CFD Modelling of Prevention and Mitigation of Coal Spontaneous Combustion in Longwall Goaf - A Comprehensive Review and Future Outlook
Xuebin Wu, Jinming Dong, R. Z. Hu, Boxue Pang, Guangyao Si
Abstract
Abstract Coal spontaneous combustion (sponcom) in longwall goaf poses a major safety hazard and environmental risk for underground mining operations. As a powerful numerical simulation tool, Computational Fluid Dynamics (CFD) offers high efficiency, low cost, and intuitive visualisation capabilities, playing a pivotal role in uncovering the mechanisms of coal self-heating and assessing large-scale prevention and control strategies in field application. This review examines recent advances in CFD-based modelling of coal sponcom onset mechanism, behaviour and prevention. Key applications are highlighted, including thermal-gas-solid Multiphysics coupling, analysis of airflow and temperature evolution, and inert gas injection techniques in longwall goaf.
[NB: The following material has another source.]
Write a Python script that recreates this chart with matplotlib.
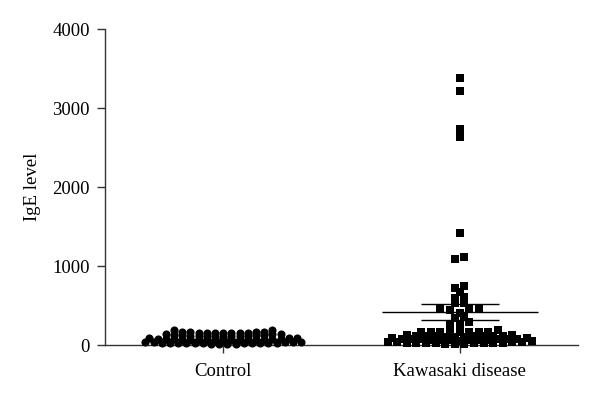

The paper critically evaluates the strengths and limitations of existing CFD-based sponcom modelling approaches and identifies current research gaps. Finally, it outlines potential directions for future studies, focusing on the development of multi-scale coupled models incorporating reaction kinetics and byproduct migration, investigation of indicator gas behaviours under engineering interventions, and the establishment of dynamic risk assessment frameworks based on artificial intelligence learning.